The final weekend before Christmas will be marked by a spike in corporate festive gatherings, with pubs, bars and clubs preparing for bumper sales.
Tomorrow is considered by police to be the busiest night for Christmas parties, with many forces already tweeting words of advice for would-be revellers.
Party planners have said firms are beginning to splash the cash again this year, having emerged from the shadows of the economic slump which has blighted recent shindigs.
And social media experts reckon the potential for long-term damage to their reputation is causing some people to tone down their antics - or forgo the festivities altogether - through fear that their drunken exploits will be the talk of the Twitter feed.
Digital communications expert Warren Knight said: "People are 100% being more sensible than ever before because of social media - reputations can be lost in one night.
"Staff are behaving better, reducing their alcohol consumption or even deciding against going to their party because they don't want to end up doing something silly they later regret.
"Instant communication, Instagram posts and checking-in facilities mean it is very difficult to delete something once it is online.
"People I speak to say the office Christmas party is getting more and more tame."
Street pastors are already turning to social media in an effort to use it as a force for good during party season.
Christian Nightlife Initiatives have launched a #StaySafe campaign reminding revellers of responsible drinking and appropriate behaviour.
A spokesman said: "This Friday is one of the busiest nights within the night-time economy - the last Friday before Christmas.
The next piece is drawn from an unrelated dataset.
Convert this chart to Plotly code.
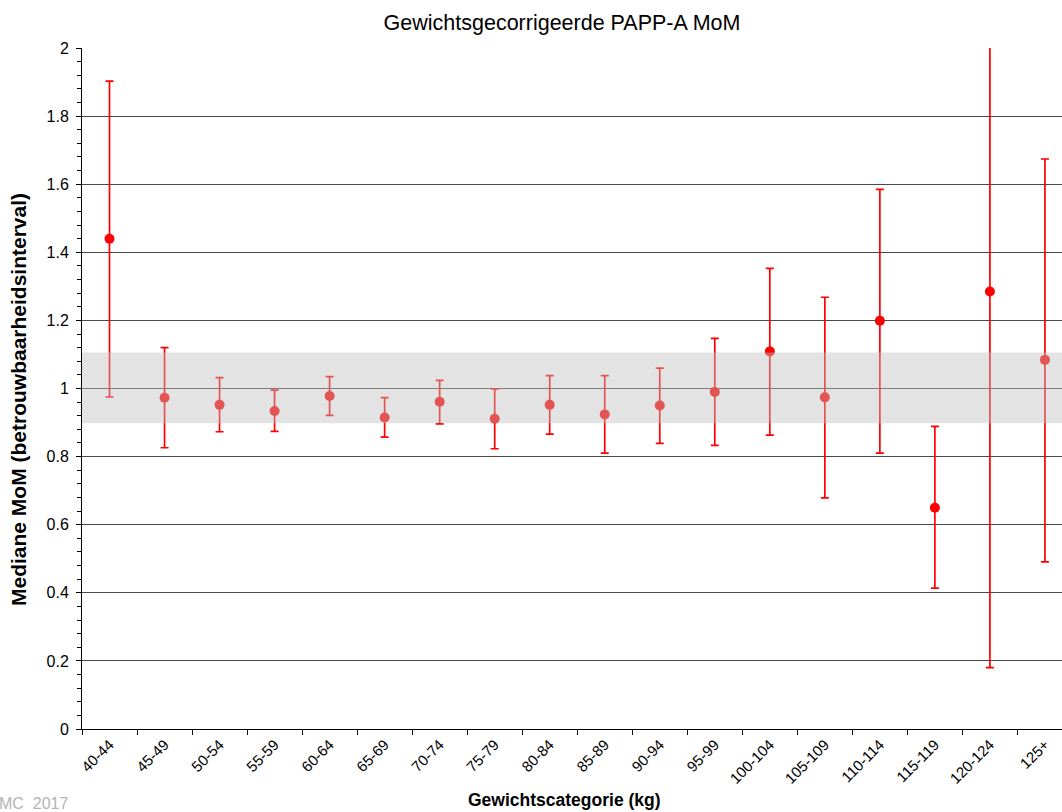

Generally it is also one of the busiest nights for police, ambulance, Accident & Emergency and street patrol projects such as Street Angels."
Their tips include drinking plenty of water, staying in groups of friends, and keeping money back to afford transport home at the end of the evening.
Georgina Coleman, from bespoke venue operator Late Night London, said the Christmas party is enjoying a bumper year.
She said: "There are more cranes around London this year, more buildings going up, and that is a useful indicator of a change in the economy.
"We have seen a marked increase in the number of inquiries about Christmas parties, budgets have increased too, and the spend per head.
"People are also looking for something different - they don't necessarily want to hit the bar, they want something civilised and often with a sit-down meal or some sort of activity such as cocktail-making.
"This is only the first year after the economic slump so it's hard to draw too many conclusions but the signs are encouraging."